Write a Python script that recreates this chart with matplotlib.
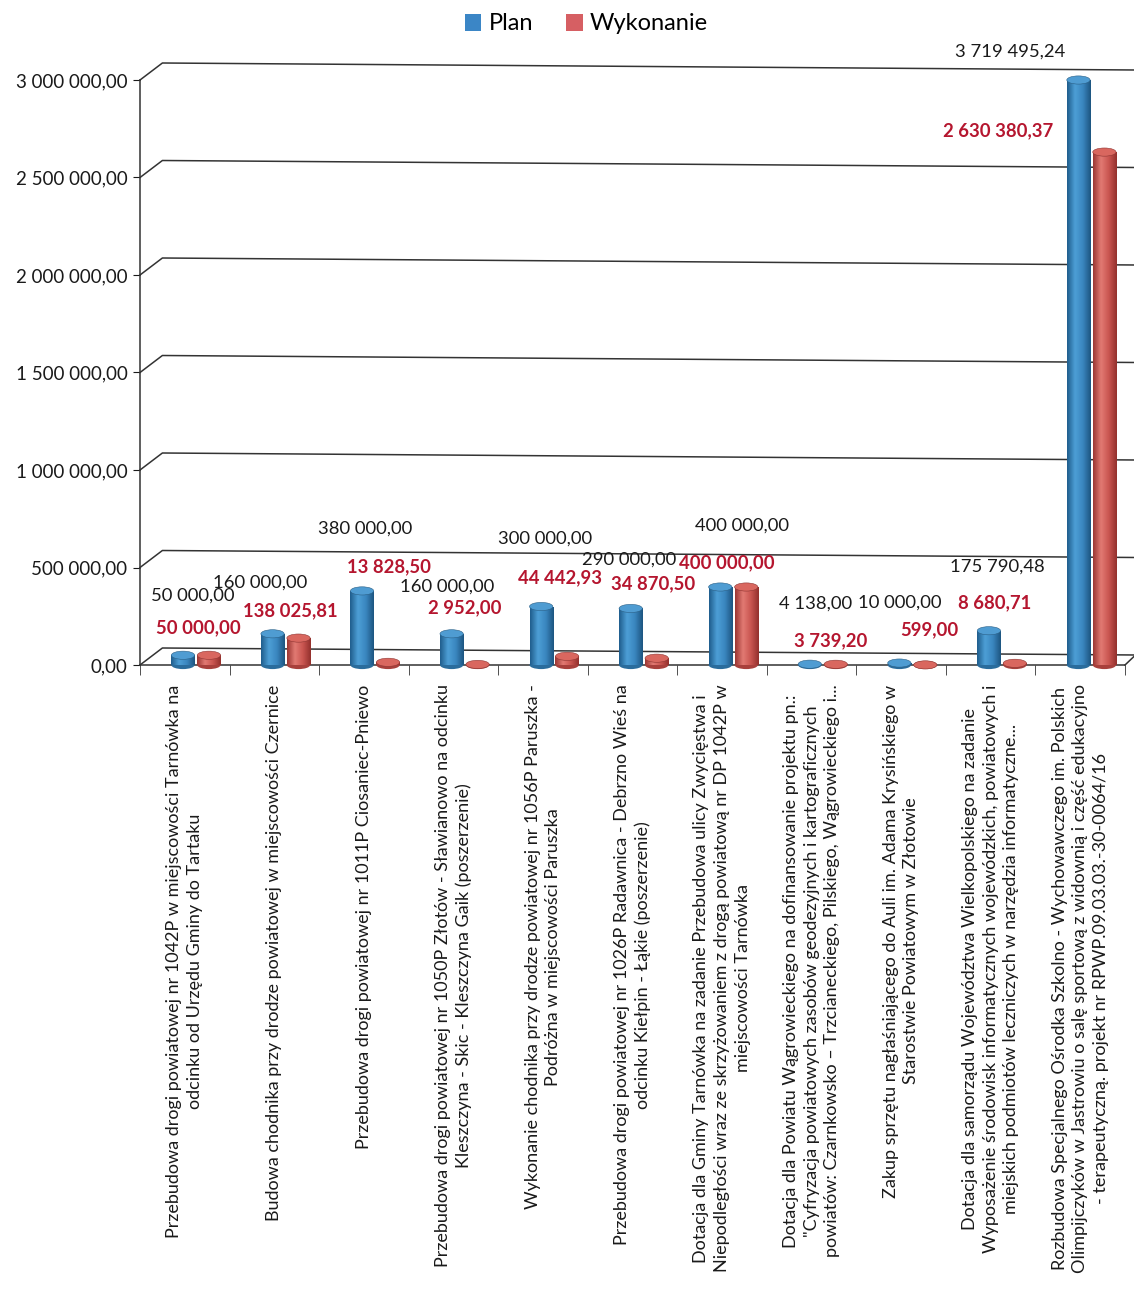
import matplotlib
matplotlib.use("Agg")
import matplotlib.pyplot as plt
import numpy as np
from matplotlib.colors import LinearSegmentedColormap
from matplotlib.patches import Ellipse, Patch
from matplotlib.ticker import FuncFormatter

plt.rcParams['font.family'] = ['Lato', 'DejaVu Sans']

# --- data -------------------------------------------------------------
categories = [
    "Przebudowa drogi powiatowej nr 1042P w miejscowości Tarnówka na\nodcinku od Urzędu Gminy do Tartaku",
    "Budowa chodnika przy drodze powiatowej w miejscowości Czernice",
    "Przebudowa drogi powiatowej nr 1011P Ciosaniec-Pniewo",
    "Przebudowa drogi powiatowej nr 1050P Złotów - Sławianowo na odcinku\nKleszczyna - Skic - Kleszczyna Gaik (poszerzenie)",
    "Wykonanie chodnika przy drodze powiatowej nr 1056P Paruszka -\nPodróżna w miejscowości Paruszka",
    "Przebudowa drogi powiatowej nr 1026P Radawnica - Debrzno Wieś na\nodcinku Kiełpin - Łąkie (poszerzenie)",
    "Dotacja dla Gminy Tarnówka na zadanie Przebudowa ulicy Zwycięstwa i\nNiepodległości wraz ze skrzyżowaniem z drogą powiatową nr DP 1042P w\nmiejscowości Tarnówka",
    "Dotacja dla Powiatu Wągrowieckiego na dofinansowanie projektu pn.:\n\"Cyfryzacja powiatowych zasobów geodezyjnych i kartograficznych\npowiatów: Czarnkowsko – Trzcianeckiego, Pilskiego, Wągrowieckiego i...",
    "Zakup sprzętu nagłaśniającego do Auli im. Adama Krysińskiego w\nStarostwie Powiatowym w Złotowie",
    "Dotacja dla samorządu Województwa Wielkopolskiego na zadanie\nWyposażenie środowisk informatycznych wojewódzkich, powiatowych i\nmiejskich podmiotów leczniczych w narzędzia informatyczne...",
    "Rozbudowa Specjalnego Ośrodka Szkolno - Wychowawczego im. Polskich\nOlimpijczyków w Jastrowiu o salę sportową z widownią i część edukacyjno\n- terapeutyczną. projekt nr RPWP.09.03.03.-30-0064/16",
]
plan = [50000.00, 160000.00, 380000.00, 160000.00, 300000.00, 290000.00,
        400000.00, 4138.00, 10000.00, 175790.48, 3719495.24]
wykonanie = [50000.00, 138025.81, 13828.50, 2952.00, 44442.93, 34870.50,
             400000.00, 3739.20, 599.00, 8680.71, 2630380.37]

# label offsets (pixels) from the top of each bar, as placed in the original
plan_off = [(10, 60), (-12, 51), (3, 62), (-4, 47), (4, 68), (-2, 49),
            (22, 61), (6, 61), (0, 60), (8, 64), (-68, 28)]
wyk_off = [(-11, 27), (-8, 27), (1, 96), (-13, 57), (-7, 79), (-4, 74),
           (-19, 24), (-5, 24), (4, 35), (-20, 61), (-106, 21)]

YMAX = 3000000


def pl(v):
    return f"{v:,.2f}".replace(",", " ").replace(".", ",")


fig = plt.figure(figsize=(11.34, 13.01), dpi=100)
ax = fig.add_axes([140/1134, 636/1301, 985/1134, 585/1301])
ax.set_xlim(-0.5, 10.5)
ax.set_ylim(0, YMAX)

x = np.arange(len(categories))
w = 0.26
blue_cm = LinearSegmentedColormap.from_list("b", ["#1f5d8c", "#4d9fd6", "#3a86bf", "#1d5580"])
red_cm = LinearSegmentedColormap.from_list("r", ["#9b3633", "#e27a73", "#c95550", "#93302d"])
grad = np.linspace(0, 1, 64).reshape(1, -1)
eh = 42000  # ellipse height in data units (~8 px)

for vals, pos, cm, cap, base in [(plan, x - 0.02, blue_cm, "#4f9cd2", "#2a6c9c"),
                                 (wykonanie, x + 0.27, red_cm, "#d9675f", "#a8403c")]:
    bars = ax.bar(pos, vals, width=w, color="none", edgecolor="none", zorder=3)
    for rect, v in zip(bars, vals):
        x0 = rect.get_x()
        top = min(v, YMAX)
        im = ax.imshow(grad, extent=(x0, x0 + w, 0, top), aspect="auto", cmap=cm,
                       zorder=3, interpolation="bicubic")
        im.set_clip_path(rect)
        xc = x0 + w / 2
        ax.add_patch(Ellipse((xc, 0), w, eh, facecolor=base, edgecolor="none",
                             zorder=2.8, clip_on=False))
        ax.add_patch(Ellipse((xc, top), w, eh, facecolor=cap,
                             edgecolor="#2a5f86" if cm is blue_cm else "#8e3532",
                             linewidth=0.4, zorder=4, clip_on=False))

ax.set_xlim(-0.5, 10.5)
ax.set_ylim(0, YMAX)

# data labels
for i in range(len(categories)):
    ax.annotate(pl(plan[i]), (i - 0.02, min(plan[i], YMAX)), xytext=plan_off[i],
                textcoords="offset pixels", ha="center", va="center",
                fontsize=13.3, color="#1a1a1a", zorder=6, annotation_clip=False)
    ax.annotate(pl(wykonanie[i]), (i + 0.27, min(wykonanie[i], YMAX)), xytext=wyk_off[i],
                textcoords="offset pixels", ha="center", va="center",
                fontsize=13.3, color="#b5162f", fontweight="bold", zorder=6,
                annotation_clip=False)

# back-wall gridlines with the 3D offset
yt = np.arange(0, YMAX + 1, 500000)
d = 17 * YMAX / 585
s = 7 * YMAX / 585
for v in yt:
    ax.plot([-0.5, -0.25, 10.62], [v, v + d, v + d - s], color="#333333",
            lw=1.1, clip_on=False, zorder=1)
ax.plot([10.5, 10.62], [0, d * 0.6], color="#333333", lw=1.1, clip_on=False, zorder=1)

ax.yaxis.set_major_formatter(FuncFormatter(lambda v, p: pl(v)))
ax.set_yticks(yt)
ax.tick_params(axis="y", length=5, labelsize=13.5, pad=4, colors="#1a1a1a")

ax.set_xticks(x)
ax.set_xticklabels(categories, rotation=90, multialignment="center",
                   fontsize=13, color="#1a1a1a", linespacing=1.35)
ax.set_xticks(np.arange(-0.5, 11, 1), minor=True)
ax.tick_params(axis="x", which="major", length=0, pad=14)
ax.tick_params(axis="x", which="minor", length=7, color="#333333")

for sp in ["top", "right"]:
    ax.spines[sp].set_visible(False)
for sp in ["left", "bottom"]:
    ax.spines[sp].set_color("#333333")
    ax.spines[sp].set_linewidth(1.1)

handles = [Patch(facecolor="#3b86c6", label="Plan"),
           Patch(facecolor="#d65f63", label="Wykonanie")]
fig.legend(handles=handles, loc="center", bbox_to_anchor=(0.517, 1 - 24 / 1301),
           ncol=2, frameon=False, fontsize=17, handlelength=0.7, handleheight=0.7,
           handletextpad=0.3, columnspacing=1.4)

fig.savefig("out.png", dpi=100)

-=-=-

Repeat only the lines from the beginning of the material through the line containing "plt.rcParams['font.family'] = ['Lato', 'DejaVu", both ends kept, leaving pictures out.

* _Finished task_
Write a Python script that recreates this chart with matplotlib.
import matplotlib
matplotlib.use("Agg")
import matplotlib.pyplot as plt
import numpy as np
from matplotlib.colors import LinearSegmentedColormap
from matplotlib.patches import Ellipse, Patch
from matplotlib.ticker import FuncFormatter

plt.rcParams['font.family'] = ['Lato', 'DejaVu Sans']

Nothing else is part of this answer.